EXERCISE PROMPT: Repeat word for word the lines from the top of the records through the line containing "(stratB) at (713.5,220)", and skip the pictures.

Stored records
◆ ◆ ◆
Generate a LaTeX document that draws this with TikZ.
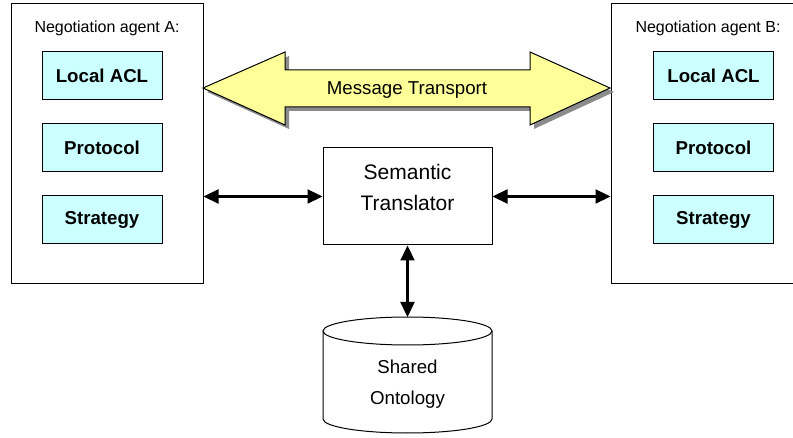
\documentclass[tikz,border=0pt]{standalone}
\usepackage{fontspec}
\setmainfont{Liberation Sans}
\usetikzlibrary{arrows.meta}
\definecolor{boxcyan}{HTML}{CCFFFF}
\definecolor{arrowyellow}{HTML}{FFFF99}
\definecolor{shadowgray}{HTML}{8C8C8C}
\tikzset{
  agent/.style={draw, fill=white, line width=1pt, minimum width=192pt, minimum height=280pt, inner sep=0pt},
  agenttitle/.style={font=\fontsize{16}{19}\selectfont, inner sep=0pt},
  comp/.style={draw, fill=boxcyan, line width=1pt, minimum width=120pt, minimum height=48pt, inner sep=0pt, font=\fontsize{18.67}{22}\selectfont\bfseries},
  transbox/.style={draw, fill=white, line width=1pt, minimum width=169pt, minimum height=97pt, inner sep=0pt},
  transtext/.style={inner sep=0pt, align=center, font=\fontsize{21}{31}\selectfont},
  dbtext/.style={inner sep=0pt, align=center, font=\fontsize{18.67}{31}\selectfont},
  msgtext/.style={inner sep=0pt, font=\fontsize{18.67}{22}\selectfont},
  link/.style={{Triangle[length=15pt,width=14pt]}-{Triangle[length=15pt,width=14pt]}, line width=2.2pt},
}
\begin{document}
\begin{tikzpicture}[x=1pt,y=-1pt]
\useasboundingbox (0,0) rectangle (793,438);

% agents
\node[agent] (agentA) at (107,144) {};
\node[agenttitle] (titleA) at (107,28) {Negotiation agent A:};
\node[comp] (aclA) at (102,76) {Local ACL};
\node[comp] (protA) at (102,148) {Protocol};
\node[comp] (stratA) at (102,220) {Strategy};

\node[agent] (agentB) at (707,144) {};
\node[agenttitle] (titleB) at (708,28) {Negotiation agent B:};
\node[comp] (aclB) at (713.5,76) {Local ACL};
\node[comp] (protB) at (713.5,148) {Protocol};
\node[comp] (stratB) at (713.5,220) {Strategy};

% message transport arrow
\fill[shadowgray, shift={(4,4)}] (203,88) -- (285,52) -- (285,70) -- (530,70) -- (530,52) -- (610,88) -- (530,125) -- (530,107) -- (285,107) -- (285,125) -- cycle;
\draw[fill=arrowyellow, line width=1pt, line join=miter] (203,88) -- (285,52) -- (285,70) -- (530,70) -- (530,52) -- (610,88) -- (530,125) -- (530,107) -- (285,107) -- (285,125) -- cycle;
\node[msgtext] (msg) at (407,90) {Message Transport};

% translator
\node[transbox] (st) at (407.5,196.5) {};
\node[transtext] (sttext) at (407.5,187) {Semantic\\Translator};

% shared ontology cylinder
\draw[fill=white, line width=1pt] (323,331) -- (323,419) arc[start angle=180, end angle=360, x radius=84.5, y radius=-14] -- (492,331);
\draw[fill=white, line width=1pt] (407.5,331) ellipse[x radius=84.5, y radius=14];
\coordinate (dbtop) at (407.5,317);
\node[dbtext] (db) at (407.5,384) {Shared\\Ontology};

% connectors
\draw[link] (st.west -| agentA.east) -- (st.west);
\draw[link] (st.east) -- (st.east -| agentB.west);
\draw[link] (st.south) -- (dbtop);
\end{tikzpicture}
\end{document}
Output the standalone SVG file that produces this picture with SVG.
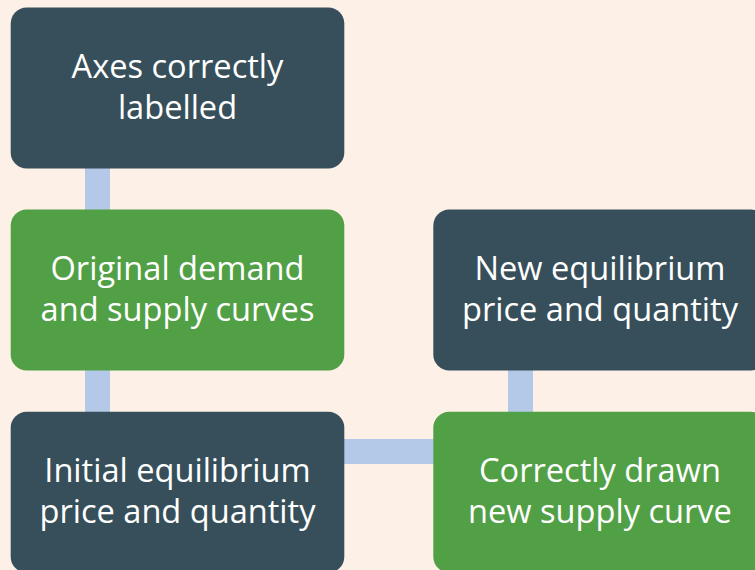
<svg xmlns="http://www.w3.org/2000/svg" width="755" height="570" viewBox="0 0 755 570">
<style>
.dark{fill:#374F5A}
.green{fill:#52A046}
.conn{fill:#B4C8E7}
text{font-family:"Open Sans","DejaVu Sans",sans-serif;font-size:32.6px;fill:#FFFFFF;text-anchor:middle}
</style>
<rect width="755" height="570" fill="#FDF0E7"/>
<g id="connectors">
<rect class="conn" x="85" y="166" width="25" height="46"/>
<rect class="conn" x="85" y="368" width="25" height="46"/>
<rect class="conn" x="342" y="439" width="93" height="25"/>
<rect class="conn" x="508" y="368" width="25" height="46"/>
</g>
<g id="node1">
<rect class="dark" x="10.7" y="7.5" width="333.6" height="161" rx="16"/>
<text x="177.5" y="78">Axes correctly</text>
<text x="177.5" y="119">labelled</text>
</g>
<g id="node2">
<rect class="green" x="10.7" y="209.5" width="333.6" height="161" rx="16"/>
<text x="177.5" y="280">Original demand</text>
<text x="177.5" y="321">and supply curves</text>
</g>
<g id="node3">
<rect class="dark" x="10.7" y="411.7" width="333.6" height="161" rx="16"/>
<text x="177.5" y="481.5">Initial equilibrium</text>
<text x="177.5" y="523">price and quantity</text>
</g>
<g id="node4">
<rect class="dark" x="433.3" y="209.5" width="333.6" height="161" rx="16"/>
<text x="600" y="280">New equilibrium</text>
<text x="600" y="321">price and quantity</text>
</g>
<g id="node5">
<rect class="green" x="433.3" y="411.7" width="333.6" height="161" rx="16"/>
<text x="600" y="481.5">Correctly drawn</text>
<text x="600" y="523">new supply curve</text>
</g>
</svg>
◆ ◆ ◆
OUTPUT FOR THIS EXERCISE:
Generate a LaTeX document that draws this with TikZ.
\documentclass[tikz,border=0pt]{standalone}
\usepackage{fontspec}
\setmainfont{Liberation Sans}
\usetikzlibrary{arrows.meta}
\definecolor{boxcyan}{HTML}{CCFFFF}
\definecolor{arrowyellow}{HTML}{FFFF99}
\definecolor{shadowgray}{HTML}{8C8C8C}
\tikzset{
  agent/.style={draw, fill=white, line width=1pt, minimum width=192pt, minimum height=280pt, inner sep=0pt},
  agenttitle/.style={font=\fontsize{16}{19}\selectfont, inner sep=0pt},
  comp/.style={draw, fill=boxcyan, line width=1pt, minimum width=120pt, minimum height=48pt, inner sep=0pt, font=\fontsize{18.67}{22}\selectfont\bfseries},
  transbox/.style={draw, fill=white, line width=1pt, minimum width=169pt, minimum height=97pt, inner sep=0pt},
  transtext/.style={inner sep=0pt, align=center, font=\fontsize{21}{31}\selectfont},
  dbtext/.style={inner sep=0pt, align=center, font=\fontsize{18.67}{31}\selectfont},
  msgtext/.style={inner sep=0pt, font=\fontsize{18.67}{22}\selectfont},
  link/.style={{Triangle[length=15pt,width=14pt]}-{Triangle[length=15pt,width=14pt]}, line width=2.2pt},
}
\begin{document}
\begin{tikzpicture}[x=1pt,y=-1pt]
\useasboundingbox (0,0) rectangle (793,438);

% agents
\node[agent] (agentA) at (107,144) {};
\node[agenttitle] (titleA) at (107,28) {Negotiation agent A:};
\node[comp] (aclA) at (102,76) {Local ACL};
\node[comp] (protA) at (102,148) {Protocol};
\node[comp] (stratA) at (102,220) {Strategy};

\node[agent] (agentB) at (707,144) {};
\node[agenttitle] (titleB) at (708,28) {Negotiation agent B:};
\node[comp] (aclB) at (713.5,76) {Local ACL};
\node[comp] (protB) at (713.5,148) {Protocol};
\node[comp] (stratB) at (713.5,220) {Strategy};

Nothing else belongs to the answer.